# START OF Records for the exercise

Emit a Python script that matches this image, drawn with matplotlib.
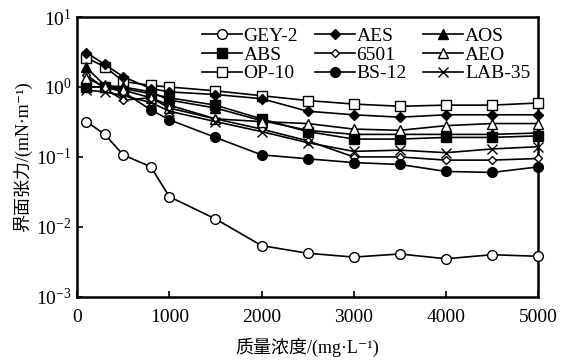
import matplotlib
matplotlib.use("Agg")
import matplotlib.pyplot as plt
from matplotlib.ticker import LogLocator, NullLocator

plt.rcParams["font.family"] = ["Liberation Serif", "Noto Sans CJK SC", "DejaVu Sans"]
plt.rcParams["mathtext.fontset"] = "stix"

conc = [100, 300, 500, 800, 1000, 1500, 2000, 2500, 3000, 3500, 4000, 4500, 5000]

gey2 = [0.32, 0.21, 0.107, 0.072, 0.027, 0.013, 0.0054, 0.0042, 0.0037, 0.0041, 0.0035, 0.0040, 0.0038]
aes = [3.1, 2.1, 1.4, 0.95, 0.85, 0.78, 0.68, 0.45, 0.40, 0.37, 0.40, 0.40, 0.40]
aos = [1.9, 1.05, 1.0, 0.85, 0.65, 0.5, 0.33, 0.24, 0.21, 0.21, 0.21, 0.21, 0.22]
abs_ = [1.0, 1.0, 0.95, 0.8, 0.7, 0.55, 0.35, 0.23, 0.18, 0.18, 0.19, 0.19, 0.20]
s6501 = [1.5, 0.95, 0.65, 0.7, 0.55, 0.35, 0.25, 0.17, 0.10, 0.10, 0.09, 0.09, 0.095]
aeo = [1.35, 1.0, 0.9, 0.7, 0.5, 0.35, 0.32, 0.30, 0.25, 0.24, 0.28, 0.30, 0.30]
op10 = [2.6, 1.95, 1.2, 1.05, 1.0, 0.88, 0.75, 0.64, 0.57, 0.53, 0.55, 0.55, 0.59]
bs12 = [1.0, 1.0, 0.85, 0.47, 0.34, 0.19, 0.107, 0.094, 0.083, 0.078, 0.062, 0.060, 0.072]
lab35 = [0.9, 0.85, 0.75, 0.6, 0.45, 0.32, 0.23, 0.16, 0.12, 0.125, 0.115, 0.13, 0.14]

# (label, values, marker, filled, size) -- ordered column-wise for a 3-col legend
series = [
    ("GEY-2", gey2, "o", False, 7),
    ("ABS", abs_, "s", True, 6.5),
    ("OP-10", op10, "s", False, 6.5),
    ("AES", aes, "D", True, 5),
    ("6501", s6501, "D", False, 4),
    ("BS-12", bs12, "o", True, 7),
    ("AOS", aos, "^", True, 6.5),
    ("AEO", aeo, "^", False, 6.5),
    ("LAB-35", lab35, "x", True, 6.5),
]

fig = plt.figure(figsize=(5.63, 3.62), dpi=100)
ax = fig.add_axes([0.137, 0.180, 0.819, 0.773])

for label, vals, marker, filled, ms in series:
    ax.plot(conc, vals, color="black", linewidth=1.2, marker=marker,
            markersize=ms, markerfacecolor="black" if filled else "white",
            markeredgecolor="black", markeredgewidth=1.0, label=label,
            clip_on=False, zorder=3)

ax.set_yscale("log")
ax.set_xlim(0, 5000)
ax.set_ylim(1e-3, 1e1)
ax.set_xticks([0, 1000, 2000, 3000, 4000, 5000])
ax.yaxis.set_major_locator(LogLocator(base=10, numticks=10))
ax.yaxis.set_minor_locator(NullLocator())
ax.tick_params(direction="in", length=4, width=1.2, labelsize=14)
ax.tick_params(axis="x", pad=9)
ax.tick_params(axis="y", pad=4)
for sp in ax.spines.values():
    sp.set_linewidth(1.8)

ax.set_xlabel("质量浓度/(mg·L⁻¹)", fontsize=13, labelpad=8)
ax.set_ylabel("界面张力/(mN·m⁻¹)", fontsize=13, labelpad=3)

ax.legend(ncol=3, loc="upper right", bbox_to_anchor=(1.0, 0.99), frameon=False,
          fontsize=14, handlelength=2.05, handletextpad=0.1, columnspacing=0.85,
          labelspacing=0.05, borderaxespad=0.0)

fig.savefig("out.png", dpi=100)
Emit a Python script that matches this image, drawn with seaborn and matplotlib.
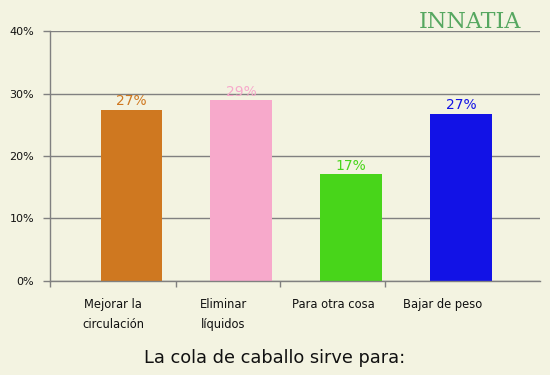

# END OF Records for the exercise

#### Task instructions:
Set down all the entries exactly as they appear, but skip any pictures.

#### Exercise solution:
Emit a Python script that matches this image, drawn with matplotlib.
import matplotlib
matplotlib.use("Agg")
import matplotlib.pyplot as plt
from matplotlib.ticker import LogLocator, NullLocator

plt.rcParams["font.family"] = ["Liberation Serif", "Noto Sans CJK SC", "DejaVu Sans"]
plt.rcParams["mathtext.fontset"] = "stix"

conc = [100, 300, 500, 800, 1000, 1500, 2000, 2500, 3000, 3500, 4000, 4500, 5000]

gey2 = [0.32, 0.21, 0.107, 0.072, 0.027, 0.013, 0.0054, 0.0042, 0.0037, 0.0041, 0.0035, 0.0040, 0.0038]
aes = [3.1, 2.1, 1.4, 0.95, 0.85, 0.78, 0.68, 0.45, 0.40, 0.37, 0.40, 0.40, 0.40]
aos = [1.9, 1.05, 1.0, 0.85, 0.65, 0.5, 0.33, 0.24, 0.21, 0.21, 0.21, 0.21, 0.22]
abs_ = [1.0, 1.0, 0.95, 0.8, 0.7, 0.55, 0.35, 0.23, 0.18, 0.18, 0.19, 0.19, 0.20]
s6501 = [1.5, 0.95, 0.65, 0.7, 0.55, 0.35, 0.25, 0.17, 0.10, 0.10, 0.09, 0.09, 0.095]
aeo = [1.35, 1.0, 0.9, 0.7, 0.5, 0.35, 0.32, 0.30, 0.25, 0.24, 0.28, 0.30, 0.30]
op10 = [2.6, 1.95, 1.2, 1.05, 1.0, 0.88, 0.75, 0.64, 0.57, 0.53, 0.55, 0.55, 0.59]
bs12 = [1.0, 1.0, 0.85, 0.47, 0.34, 0.19, 0.107, 0.094, 0.083, 0.078, 0.062, 0.060, 0.072]
lab35 = [0.9, 0.85, 0.75, 0.6, 0.45, 0.32, 0.23, 0.16, 0.12, 0.125, 0.115, 0.13, 0.14]

# (label, values, marker, filled, size) -- ordered column-wise for a 3-col legend
series = [
    ("GEY-2", gey2, "o", False, 7),
    ("ABS", abs_, "s", True, 6.5),
    ("OP-10", op10, "s", False, 6.5),
    ("AES", aes, "D", True, 5),
    ("6501", s6501, "D", False, 4),
    ("BS-12", bs12, "o", True, 7),
    ("AOS", aos, "^", True, 6.5),
    ("AEO", aeo, "^", False, 6.5),
    ("LAB-35", lab35, "x", True, 6.5),
]

fig = plt.figure(figsize=(5.63, 3.62), dpi=100)
ax = fig.add_axes([0.137, 0.180, 0.819, 0.773])

for label, vals, marker, filled, ms in series:
    ax.plot(conc, vals, color="black", linewidth=1.2, marker=marker,
            markersize=ms, markerfacecolor="black" if filled else "white",
            markeredgecolor="black", markeredgewidth=1.0, label=label,
            clip_on=False, zorder=3)

ax.set_yscale("log")
ax.set_xlim(0, 5000)
ax.set_ylim(1e-3, 1e1)
ax.set_xticks([0, 1000, 2000, 3000, 4000, 5000])
ax.yaxis.set_major_locator(LogLocator(base=10, numticks=10))
ax.yaxis.set_minor_locator(NullLocator())
ax.tick_params(direction="in", length=4, width=1.2, labelsize=14)
ax.tick_params(axis="x", pad=9)
ax.tick_params(axis="y", pad=4)
for sp in ax.spines.values():
    sp.set_linewidth(1.8)

ax.set_xlabel("质量浓度/(mg·L⁻¹)", fontsize=13, labelpad=8)
ax.set_ylabel("界面张力/(mN·m⁻¹)", fontsize=13, labelpad=3)

ax.legend(ncol=3, loc="upper right", bbox_to_anchor=(1.0, 0.99), frameon=False,
          fontsize=14, handlelength=2.05, handletextpad=0.1, columnspacing=0.85,
          labelspacing=0.05, borderaxespad=0.0)

fig.savefig("out.png", dpi=100)
Emit a Python script that matches this image, drawn with seaborn and matplotlib.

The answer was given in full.